Here is an overview of the directory structure inside of lib/:

  • bin/ contains all the executable scripts. These include run-server.js, which actually starts the ODK Central Backend server, but also the cli.js command line administration utility, and scripts like the restore.js executable which restores the database from a backup file.
  • data/ files deal with Submission row data in various ways. They are very independent, callable from any context (they don't rely on any database code, for example), and so they are separated out here. The schema.js file contains a lot of utilities for understanding and using XForms XML schema definitions, while the other files deal with Submission row data.
  • http/ defines a lot of core functionality for how we use Express, the Node.js server framework we rely on. The endpoint.js Endpoints are wrapper functions we use on most endpoints in our code (see resources/), middleware.js are middleware layers that catch the requests as they come in and decorate various common information onto them, and service.js is the glue code that actually ties together the middleware and resources to form an Express service.

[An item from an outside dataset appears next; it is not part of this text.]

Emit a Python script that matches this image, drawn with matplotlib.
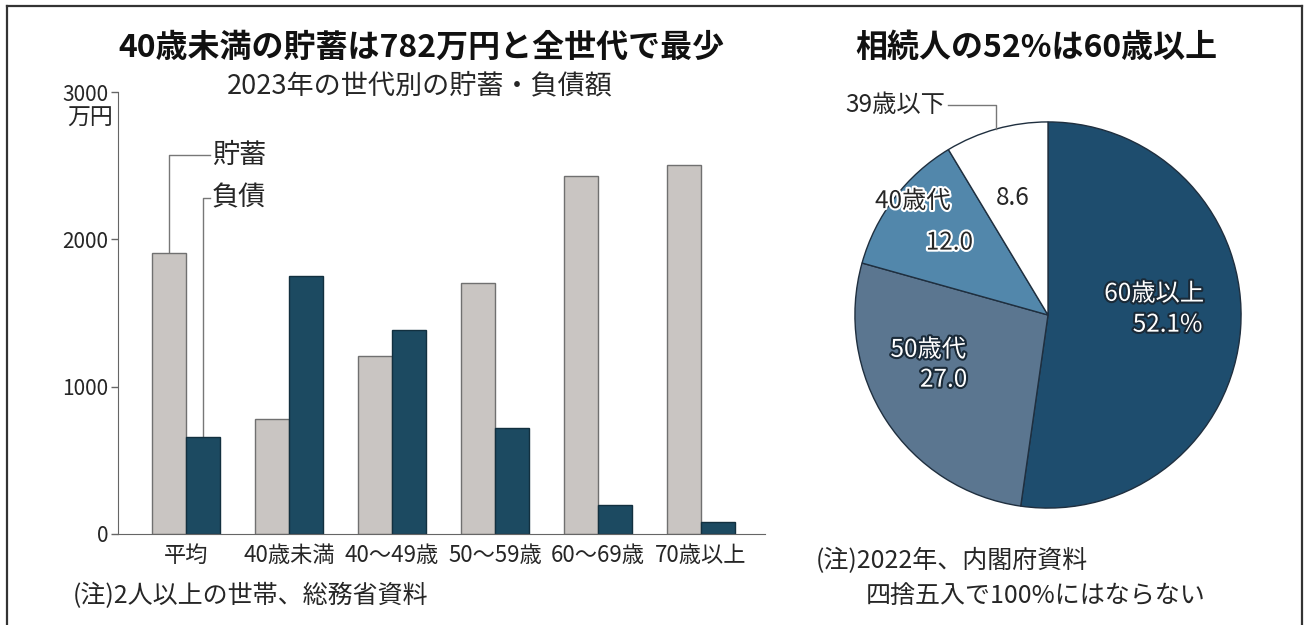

  • model/ is the most complex area of code; it defines all the Things (Users, Forms, etc) in the server and how they are stored and retrieved from the database. It also contains our database migrations. For a deeper understanding of the structure, please see this explanation of our Database Design.
    • model/frames/ defines the actual Framess (or Instances) of the various Things that get passed around, including the static and instance methods available on them. The data associated with each Frame (id, name, createdAt, etc) are direct properties on the Frame. There are some common methods that are called by the framework, like forApi which reformats and filters the data for public consumption.
    • model/migrations/ contains the database migrations for the project. Please follow the date-based naming convention of the existing files. Migrations help us update the database structure itself to support changes and new features.
    • model/query/ contains database queries for storing and retrieving Framess. They are composable, and many of them rely on the basic operations available in util/db.js, which defines generic get/set operations. All database queries should be put in these files. For each query, the first order arguments are whatever the query needs to work and are how the query will eventually be called, while dependencies are declared and injected as the second order arguments.
    • model/container.js is an important file; all the code in model/frames and model/query rely on dependency injection, and this package file is where they are all declared so that the server knows about them. If you are adding any Framess or query modules, you'll need to visit this file and add a line or two at the bottom.
  • format/ contains various utilities for templating and sending messages of various kinds: mail.js, for example, contains all the email messages we might send as well as the machinery to do so, and openrosa.js contains templates for different OpenRosa XML responses.
  • resources/ is where all the HTTP API endpoints are declared; they are the REST Resources of the server (hence the name). This is, in the layers we describe above, the outermost layer. Most of our resources are wrapped in an endpoint() function of some sort, declared in http/. The endpoint() functions help process the final output of each endpoint, performing useful operations like resolving Promises, managing output Streams, and handling some errors.
  • task/ contains many utility operations that we use to construct the scripts in bin/, like cli.js and the restore script. They are native Promises and can be easily composed with .then(), like any other Promise. In task.js, there are various helpers to help print meaningful output for these operations and log audit logs on operations. There is also a task.withContainer() method which helps if you need any model/Instance code in a task (see task/account.js for usage).
  • util/ defines a large number of really tiny helper functions and data structures that are used all over the application, as well as some generic tasks like cryptography. Of note is option.js, which defines the Option[T] class we use when a return type might be empty.